VidSketch: Hand-drawn Sketch-Driven Video Generation with Diffusion Control

Video animation generated by our VidSketch. Our method generates video animations with a hand-drawn sketch sequence (corresponding sketches placed in the top-left corner of the respective frames, with examples from top to bottom guided by 1, 2, 4, and 6 sketches) and simple textual prompts. This enables the creation of high-quality, spatiotemporal-consistent video animations, breaking barriers in the art profession.
Our VidSketch method empowers users of all skill levels to effortlessly create stunning, high-quality video animations using concise text prompts and intuitive hand-drawn sketches.

clipasso

Abstract

Creating high-quality aesthetic images and video animations typically demands advanced drawing skills beyond ordinary users. While AIGC advancements have enabled automated image generation from sketches, these methods are limited to static images and cannot control video animation generation using hand-drawn sketches. To solve this problem, our method, VidSketch, is the first to enable the generation of high-quality video animations solely from any number of hand-drawn sketches and simple text prompts, thereby bridging the gap between ordinary users and artists. Moreover, to address the diverse variations in users' drawing skills, we propose the Abstraction-Level Sketch Control Strategy, which automatically adjusts the guidance strength of sketches during the generation process. Additionally, to tackle inter-frame inconsistency, we propose an Enhanced SparseCausal-Attention mechanism, significantly improving the spatiotemporal consistency of the generated video animations.

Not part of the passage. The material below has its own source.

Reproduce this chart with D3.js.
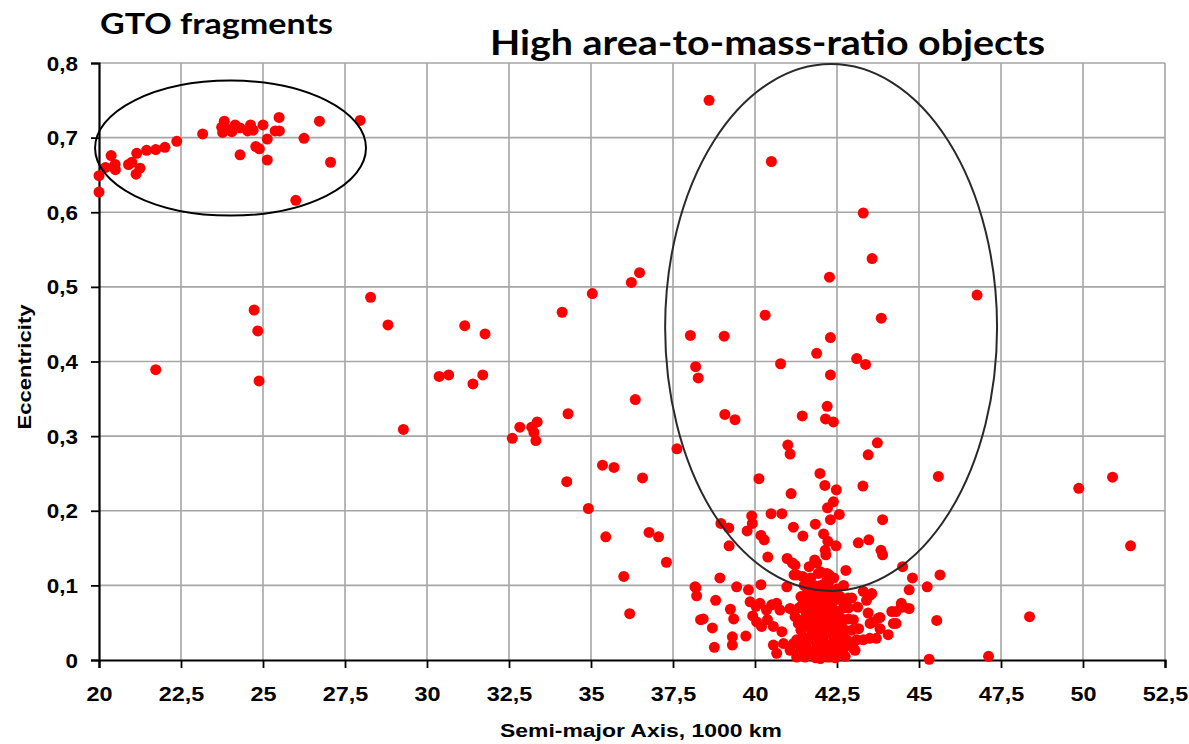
<!DOCTYPE html>
<html><head><meta charset="utf-8">
<script src="https://cdn.jsdelivr.net/npm/d3@7"></script>
<style>body{margin:0;background:#fff}svg{display:block}</style>
</head><body>
<svg id="c" width="1189" height="744"></svg>
<script>
// ---- data ----
const xTicks = [20,22.5,25,27.5,30,32.5,35,37.5,40,42.5,45,47.5,50,52.5];
const yTicks = [0,0.1,0.2,0.3,0.4,0.5,0.6,0.7,0.8];
const xTickLabels = ["20","22,5","25","27,5","30","32,5","35","37,5","40","42,5","45","47,5","50","52,5"];
const yTickLabels = ["0","0,1","0,2","0,3","0,4","0,5","0,6","0,7","0,8"];
const titles = ["GTO fragments","High area-to-mass-ratio objects"];
const xTitle = "Semi-major Axis, 1000 km";
const yTitle = "Eccentricity";
// GTO fragments cluster: [semi-major axis, eccentricity]
const gtoPoints = [[20.0,0.627],[20.0,0.649],[20.2,0.660],[20.37,0.676],[20.49,0.664],[20.5,0.657],[20.9,0.664],[21.0,0.667],[21.13,0.651],[21.25,0.659],[21.15,0.679],[21.45,0.683],[21.73,0.684],[22.01,0.687],[22.37,0.695],[23.16,0.705],[23.82,0.722],[23.74,0.714],[23.77,0.707],[23.94,0.711],[24.15,0.717],[24.3,0.713],[24.05,0.708],[24.53,0.709],[24.62,0.717],[24.7,0.710],[25.0,0.717],[24.3,0.677],[24.78,0.688],[24.89,0.685],[25.13,0.698],[25.13,0.670],[25.37,0.709],[25.5,0.709],[25.49,0.727],[26.0,0.616],[26.25,0.699],[26.72,0.722],[27.06,0.667],[27.96,0.723]];
const midPoints = [[21.73,0.389],[24.73,0.469],[24.84,0.441],[24.88,0.374],[28.28,0.486],[28.81,0.449],[29.28,0.309],[31.15,0.448],[30.37,0.380],[30.66,0.382],[31.4,0.370],[31.7,0.382],[31.77,0.437],[36.48,0.519],[36.23,0.506],[35.04,0.491],[34.12,0.466],[38.03,0.435],[38.19,0.393],[38.27,0.378],[36.35,0.349],[34.3,0.330],[32.83,0.312],[33.36,0.319],[33.19,0.312],[33.26,0.305],[33.32,0.294],[32.6,0.297],[37.62,0.283],[35.35,0.261],[35.7,0.258],[34.26,0.239],[36.57,0.244],[34.92,0.203],[35.45,0.165],[36.77,0.171],[37.06,0.165],[37.3,0.131],[36.0,0.112],[36.18,0.062],[38.2,0.097],[38.22,0.086],[38.34,0.054]];
const hamrPoints = [[38.6,0.750],[40.5,0.668],[43.3,0.599],[43.57,0.538],[42.27,0.513],[40.31,0.462],[43.85,0.458],[39.06,0.434],[42.3,0.432],[41.88,0.411],[40.78,0.397],[43.1,0.404],[43.37,0.396],[42.3,0.382],[46.77,0.489],[39.08,0.329],[39.39,0.322],[41.44,0.327],[42.2,0.340],[42.15,0.323],[42.39,0.319],[43.73,0.291],[43.45,0.275],[41.0,0.288],[41.07,0.276],[40.12,0.243],[41.98,0.250],[42.13,0.234],[42.48,0.228],[43.29,0.233],[41.1,0.223],[42.39,0.212],[42.21,0.204],[42.57,0.195],[42.3,0.188],[43.89,0.188],[39.9,0.193],[40.49,0.196],[40.82,0.196],[39.92,0.183],[39.76,0.173],[38.96,0.183],[39.2,0.177],[39.21,0.153],[41.17,0.178],[41.84,0.182],[41.46,0.166],[42.09,0.169],[40.18,0.167],[40.28,0.161],[42.22,0.159],[42.47,0.153],[43.15,0.157],[43.47,0.161],[43.84,0.147],[43.89,0.141],[42.14,0.147],[42.16,0.141],[40.39,0.138],[40.98,0.136],[41.82,0.134]];
const outerPoints = [[45.59,0.246],[44.5,0.125],[44.8,0.110],[45.64,0.114],[44.7,0.094],[45.25,0.098],[44.46,0.071],[44.52,0.071],[44.7,0.069],[44.17,0.065],[43.81,0.057],[44.22,0.049],[43.81,0.042],[44.06,0.034],[45.54,0.053],[45.31,0.001],[47.12,0.005],[48.37,0.058],[49.87,0.230],[50.9,0.245],[51.45,0.153]];
const geoPoints = [[41.22,0.127],[41.65,0.125],[41.88,0.130],[42.77,0.120],[38.93,0.110],[38.17,0.098],[38.8,0.080],[39.44,0.098],[39.8,0.094],[40.18,0.101],[39.25,0.068],[39.35,0.055],[38.42,0.055],[38.7,0.043],[38.76,0.017],[39.31,0.031],[39.31,0.020],[39.72,0.032],[39.85,0.078],[40.03,0.072],[40.15,0.076],[39.93,0.059],[40.38,0.054],[40.51,0.074],[40.76,0.067],[41.07,0.069],[40.2,0.045],[40.56,0.020],[40.82,0.038],[40.87,0.022],[41.07,0.013],[41.27,0.027],[41.32,0.049],[41.22,0.058],[41.58,0.078],[41.63,0.065],[41.78,0.054],[41.73,0.040],[41.63,0.027],[41.73,0.011],[41.99,0.002],[42.2,0.004],[41.88,0.018],[42.08,0.027],[42.29,0.040],[42.19,0.054],[41.99,0.067],[42.19,0.076],[42.04,0.089],[42.29,0.087],[41.58,0.089],[41.78,0.080],[42.39,0.067],[42.49,0.054],[42.59,0.036],[42.44,0.022],[42.34,0.011],[42.9,0.022],[43.05,0.013],[43.1,0.027],[42.95,0.040],[43.0,0.054],[43.16,0.042],[42.95,0.083],[43.13,0.071],[43.45,0.063],[43.5,0.029],[43.7,0.029],[43.6,0.051],[44.3,0.049],[44.3,0.065],[44.46,0.076],[43.3,0.092],[43.56,0.089],[43.4,0.080],[41.27,0.114],[41.93,0.116],[42.19,0.116],[40.97,0.098],[40.35,0.067],[40.05,0.051],[41.52,0.004],[41.37,0.011],[41.14,0.130],[42.0,0.118],[42.26,0.114],[41.19,0.114],[41.45,0.112],[42.19,0.107],[42.84,0.083],[43.3,0.027],[43.51,0.049],[43.76,0.056],[43.51,0.087],[40.66,0.076],[40.56,0.045],[41.17,0.022],[41.27,0.004],[42.08,0.094],[42.34,0.076],[42.49,0.058],[42.64,0.045],[42.8,0.027],[43.0,0.016],[42.29,0.004],[41.68,0.009],[41.48,0.031],[41.78,0.045],[42.08,0.031],[42.39,0.018],[42.49,0.040],[42.08,0.054],[41.93,0.022],[42.24,0.067],[40.66,0.009],[41.5,0.055],[41.9,0.035],[42.6,0.010],[42.7,0.070],[41.4,0.085],[42.5,0.095],[41.8,0.100],[42.4,0.030],[42.0,0.075],[41.6,0.045],[42.2,0.020],[41.9,0.060],[42.7,0.100],[41.5,0.100],[42.6,0.085],[41.35,0.070],[42.85,0.055],[41.95,0.045],[42.15,0.010],[41.85,0.003],[42.45,0.003],[42.7,0.015],[41.45,0.075],[41.55,0.065],[41.65,0.050],[41.7,0.085],[41.75,0.070],[41.85,0.090],[41.85,0.025],[41.95,0.080],[41.95,0.012],[42.05,0.040],[42.1,0.065],[42.1,0.085],[42.15,0.045],[42.25,0.095],[42.3,0.060],[42.35,0.050],[42.4,0.080],[42.45,0.045],[42.55,0.065],[42.55,0.025],[42.65,0.080],[42.65,0.055],[42.75,0.040],[42.85,0.070],[41.55,0.020],[41.6,0.008],[41.75,0.030],[42.0,0.020],[42.05,0.005],[42.35,0.035],[42.5,0.012],[42.75,0.005],[41.4,0.040],[41.45,0.018],[42.0,0.100],[42.25,0.105],[41.7,0.110],[42.4,0.110]];
// annotation ellipses: [cx, cy, rx, ry] in data units
const gtoEllipse = [24.01, 0.686, 4.13, 0.0905];
const hamrEllipse = [42.32, 0.4456, 5.06, 0.353];

// ---- chart ----
const svg = d3.select("#c");
const x = d3.scaleLinear().domain([20,52.5]).range([99,1165]);
const y = d3.scaleLinear().domain([0,0.8]).range([660,63]);

function fitText(sel, w){ sel.attr("textLength", w).attr("lengthAdjust","spacingAndGlyphs"); }

// gridlines
svg.append("g").selectAll("line.v").data(xTicks.slice(1)).join("line")
  .attr("x1",d=>x(d)).attr("x2",d=>x(d)).attr("y1",y(0.8)).attr("y2",y(0))
  .attr("stroke","#a6a6a6").attr("stroke-width",1.6);
svg.append("g").selectAll("line.h").data(yTicks.slice(1)).join("line")
  .attr("x1",x(20)).attr("x2",x(52.5)).attr("y1",d=>y(d)).attr("y2",d=>y(d))
  .attr("stroke","#a6a6a6").attr("stroke-width",1.6);

// axes
const xAxis = d3.axisBottom(x).tickValues(xTicks).tickSize(8).tickFormat((d,i)=>xTickLabels[i]);
const yAxis = d3.axisLeft(y).tickValues(yTicks).tickSize(8).tickFormat((d,i)=>yTickLabels[i]);
const gx = svg.append("g").attr("transform","translate(0,660)").call(xAxis);
const gy = svg.append("g").attr("transform","translate(99,0)").call(yAxis);
[gx,gy].forEach(g=>{
  g.select(".domain").attr("stroke","#000").attr("stroke-width",2.2);
  g.selectAll(".tick line").attr("stroke","#000").attr("stroke-width",1.8);
  g.selectAll(".tick text").attr("fill","#000")
    .attr("font-family","'Liberation Sans', Arial, sans-serif")
    .attr("font-weight","bold").attr("font-size",19.5);
});
gx.selectAll(".tick text").attr("dy",0).attr("y",41)
  .each(function(){ const w=this.getComputedTextLength(); d3.select(this).call(fitText, w*1.2); });
gy.selectAll(".tick text").attr("x",-21).attr("dy","0.36em")
  .each(function(){ const w=this.getComputedTextLength(); d3.select(this).call(fitText, w*1.15); });

// points
const allPts = [].concat(gtoPoints, midPoints, hamrPoints, outerPoints, geoPoints);
svg.append("g").selectAll("circle").data(allPts).join("circle")
  .attr("cx",d=>x(d[0])).attr("cy",d=>y(d[1])).attr("r",5.5).attr("fill","#ff0000");

// ellipses
function ell(e, color){
  svg.append("ellipse").attr("cx",x(e[0])).attr("cy",y(e[1]))
    .attr("rx",x(e[0]+e[2])-x(e[0])).attr("ry",y(0)-y(e[3]))
    .attr("fill","none").attr("stroke",color).attr("stroke-width",2);
}
ell(gtoEllipse,"#000");
ell(hamrEllipse,"#2a2a2a");

// titles
svg.append("text").attr("x",100).attr("y",34).text(titles[0])
  .attr("font-family","Lato, 'Open Sans', sans-serif").attr("font-weight","bold").attr("font-size",29)
  .call(fitText, 233);
svg.append("text").attr("x",490).attr("y",55).text(titles[1])
  .attr("font-family","Lato, 'Open Sans', sans-serif").attr("font-weight","bold").attr("font-size",35)
  .call(fitText, 555);

// axis titles
svg.append("text").attr("x",641).attr("y",737).attr("text-anchor","middle").text(xTitle)
  .attr("font-family","'Liberation Sans', Arial, sans-serif").attr("font-weight","bold").attr("font-size",18)
  .call(fitText, 282);
svg.append("text").attr("transform","translate(31,367) rotate(-90)").attr("text-anchor","middle").text(yTitle)
  .attr("font-family","'Liberation Sans', Arial, sans-serif").attr("font-weight","bold").attr("font-size",18)
  .call(fitText, 125);
</script>
</body></html>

Hand-drawn Sketches for different categories

🎞 VidSketch in different style 🎞


Surrealistic-style	Magical-style

Fantasy-style	Realistic-style

How does it work?

Hand-drawn Sketch-Driven Video Generation

Pipeline of our VidSketch. During training, we use high-quality, small-scale video datasets categorized by type to train the Enhanced SparseCausal-Attention (SC-Attention) and Temporal Attention blocks, improving spatiotemporal consistency in video animations. During inference, users simply input a prompt and sketch sequences to generate tailored high-quality animations. Specifically, the first frame is generated using T2I-Adapter, while the entire sketch sequence is processed by the Inflated T2I-Adapter to extract information, which is injected into VDM's upsampling layers to guide video generation.

Our training approach adheres to the traditional VDMs framework. First, we conducted an extensive search across the internet to collect high-quality training videos for each action category, with 8–12 videos. Subsequently, we trained the SparseCausal-Attention and Temp-Attention modules separately for each action category. This strategy effectively mitigates the challenge of limited high-quality video data, enhancing the spatiotemporal consistency and quality of the generated videos.

Abstraction-Level Sketch Control Strategy

To accommodate the significant variations in users' drawing skills, we conduct a detailed quantitative analysis of continuity, connectivity, and texture detail in sketch sequences to comprehensively evaluate the abstraction level of sketch sequences. This enables us to dynamically adjust the control strength during the video generation process. The specific implementation details of the Abstraction-Level Sketch Control Strategy are illustrated in the picture below.

We perform a quantitative analysis of the connectivity, continuity, and texture details of sketches to automatically evaluate the abstraction level of hand-drawn sketche sequences. Sketches with varying levels of abstraction correspond to different generation control intensities, ensuring that VidSketch is adaptable to users of drawing skills, thereby enhancing the method's generalization.

Enhanced SparseCausal-Attention mechanism

The primary distinction between video animation generation and image generation tasks lies in the requirement to maintain spatiotemporal consistency across video frames. To address the inherent challenges of video animation generation,we propose an Enhanced SparseCausal-Attention Mechanism. In this mechanism, for each frame i in the video sequence, key/value (K/V) representations are extracted from both the initial frame and the preceding frame (i-1). The query Q representation of the current frame i is then employed to compute the attention mechanism.

This mechanism effectively maintains the inter-frame consistency under identical conditions, significantly enhancing the quality of the generated video animations and better satisfying the demand for high-quality video animation production.